It was that sort of home. Even then, as a die-hard lifelong Conservative, she was nevertheless deeply grateful for the representation she received at work from her Union, believing that she paid her dues uncomplainingly and deserved good representation.

As right-wing as they came, she simply didn’t trust employers to do the right thing spontaneously out of the goodness of their hearts: my Mum was nothing if not a realist.

When Friedmanite economics and the new Right (backed by the new Left, who should have known better) swept away many of these protections – when we were all, suddenly, free market capitalists – we may well have made the world more efficient. But we also made it colder, and less humane. We lost something of ourselves.

We lost our decency. Collectively. And we should all stand up and say so.

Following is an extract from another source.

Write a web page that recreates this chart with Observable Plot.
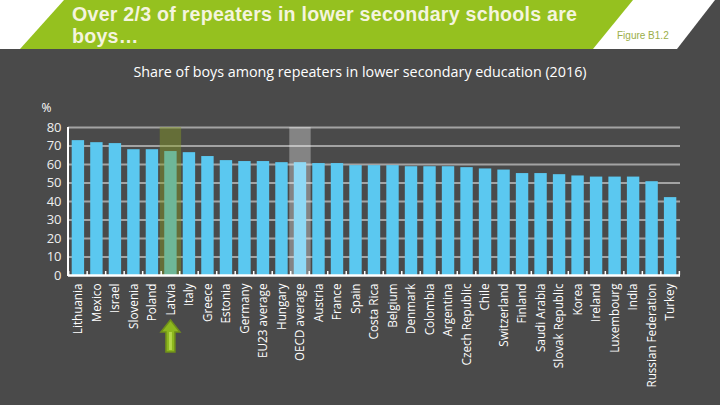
<!DOCTYPE html>
<html>
<head>
<meta charset="utf-8">
<script src="https://cdn.jsdelivr.net/npm/d3@7"></script>
<script src="https://cdn.jsdelivr.net/npm/@observablehq/plot@0.6"></script>
<style>
  html, body { margin: 0; padding: 0; }
  body { width: 720px; height: 405px; background: #4a4a4a; position: relative; overflow: hidden; }
  #header { position: absolute; left: 0; top: 0; width: 720px; height: 49px; }
  #title { position: absolute; left: 72px; top: 3px; width: 540px; font-family: "Liberation Sans", Arial, sans-serif;
           font-weight: bold; font-size: 19.6px; line-height: 22px; letter-spacing: 0.25px; color: #f4f4de; white-space: nowrap; }
  #fig { position: absolute; left: 617px; top: 30px; font-family: "Liberation Sans", Arial, sans-serif; font-size: 10px; color: #9aae48; }
  #subtitle { position: absolute; left: 0; top: 62px; width: 720px; text-align: center; font-family: "Open Sans", sans-serif;
              font-size: 14.3px; color: #ffffff; }
  #chart { position: absolute; left: 0; top: 90px; }
</style>
</head>
<body>
<svg id="header" width="720" height="49">
  <rect x="0" y="0" width="720" height="49" fill="#ffffff"></rect>
  <polygon points="64,0 633,0 593,49 20,49" fill="#95c11f"></polygon>
  <polygon points="715,0 720,0 720,49 677,49" fill="#4a4a4a"></polygon>
</svg>
<div id="title">Over 2/3 of repeaters in lower secondary schools are<br>boys…</div>
<div id="fig">Figure B1.2</div>
<div id="subtitle">Share of boys among repeaters in lower secondary education (2016)</div>
<div id="chart"></div>
<script>
const countries = ["Lithuania","Mexico","Israel","Slovenia","Poland","Latvia","Italy","Greece","Estonia","Germany",
  "EU23 average","Hungary","OECD average","Austria","France","Spain","Costa Rica","Belgium","Denmark","Colombia",
  "Argentina","Czech Republic","Chile","Switzerland","Finland","Saudi Arabia","Slovak Republic","Korea","Ireland",
  "Luxembourg","India","Russian Federation","Turkey"];
const values = [72.9,71.8,71.3,68.0,68.0,67.0,66.4,64.3,62.1,61.6,
  61.6,61.0,61.0,60.5,60.5,59.4,59.4,59.4,58.8,58.8,
  58.8,58.3,57.6,57.0,55.1,55.1,54.5,53.8,53.2,
  53.2,53.2,50.7,42.1];
const highlighted = ["Latvia","OECD average"];
const highlightColors = ["#8aa020","#ffffff"];
const highlightOpacity = [0.42,0.32];
const yTicks = [0,10,20,30,40,50,60,70,80];
const arrowCountry = "Latvia";

const data = countries.map((c, i) => ({country: c, value: values[i]}));
const hl = highlighted.map((c, i) => ({country: c, color: highlightColors[i], opacity: highlightOpacity[i]}));

// custom mark: left axis line, band-boundary ticks, and the arrow under the chosen country
function decorations(index, scales, values, dim) {
  const x = scales.x, bw = x.bandwidth();
  const step = x(countries[1]) - x(countries[0]);
  const y0 = dim.height - dim.marginBottom;
  const g = d3.create("svg:g");
  for (let i = 0; i <= countries.length; i++) {
    const cx = i < countries.length ? x(countries[i]) + bw / 2 - step / 2 : x(countries[countries.length - 1]) + bw / 2 + step / 2;
    g.append("line").attr("x1", cx).attr("x2", cx).attr("y1", y0).attr("y2", y0 - 4)
      .attr("stroke", "white").attr("stroke-width", 1.5);
  }
  g.append("line").attr("x1", dim.marginLeft).attr("x2", dim.marginLeft)
    .attr("y1", dim.marginTop).attr("y2", y0 + 1).attr("stroke", "white").attr("stroke-width", 2);
  const ax = x(arrowCountry) + bw / 2;
  const tip = y0 + 45, neck = y0 + 57, bot = y0 + 77;
  const pts = [[ax, tip], [ax + 9.5, neck], [ax + 4.5, neck], [ax + 4.5, bot], [ax - 4.5, bot], [ax - 4.5, neck], [ax - 9.5, neck]];
  g.append("polygon").attr("points", pts.map(p => p.join(",")).join(" "))
    .attr("fill", "#8db81e").attr("stroke", "#6f8f1a").attr("stroke-width", 1.5);
  g.append("rect").attr("x", ax - 1.5).attr("y", neck).attr("width", 3).attr("height", bot - neck - 2)
    .attr("fill", "#b5d84a");
  return g.node();
}

const chart = Plot.plot({
  width: 720,
  height: 315,
  marginTop: 37,
  marginBottom: 130,
  marginLeft: 68,
  marginRight: 40,
  style: {background: "transparent", color: "white", fontFamily: "'Open Sans', sans-serif", fontSize: "12px"},
  x: {domain: countries, paddingInner: 0.33, paddingOuter: 0.2, round: false, label: null},
  y: {domain: [0, 80], label: null},
  marks: [
    Plot.gridY(yTicks.slice(1), {stroke: "#a3a3a3", strokeOpacity: 1, strokeWidth: 2}),
    Plot.barY(data, {x: "country", y: "value", fill: "#5bc8f0"}),
    Plot.barY(hl, {x: "country", y1: 0, y2: 80, fill: "color", fillOpacity: "opacity", insetLeft: -4.5, insetRight: -4.5}),
    Plot.ruleY([0], {stroke: "white", strokeWidth: 2.5}),
    Plot.axisY({ticks: yTicks, tickSize: 0, tickPadding: 7, fontSize: 13, fill: "#eeeeee", label: null}),
    Plot.axisX({tickRotate: -90, tickSize: 0, tickPadding: 8, fontSize: 11.7, fill: "white", label: null}),
    Plot.text(["%"], {frameAnchor: "top-left", dx: -27, dy: -24, fill: "white", fontSize: 12, textAnchor: "start"}),
    decorations
  ]
});
document.getElementById("chart").appendChild(chart);
</script>
</body>
</html>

Over 100 years ago, when he introduced the People’s Budget in 1909, Lloyd George said:

“This is a war Budget. It is for raising money to wage implacable warfare against poverty and squalidness. I cannot help hoping and believing that before this generation has passed away, we shall have advanced a great step towards that good time, when poverty, and the wretchedness and human degradation which always follows in its camp, will be as remote to the people of this country as the wolves which once infested its forests”.

As we schlep wearily into the last ten days of a general election campaign in Australia between two essentially identical right wing parties, that’s the type of stuff I want to hear from my political leaders, and leaders around the world.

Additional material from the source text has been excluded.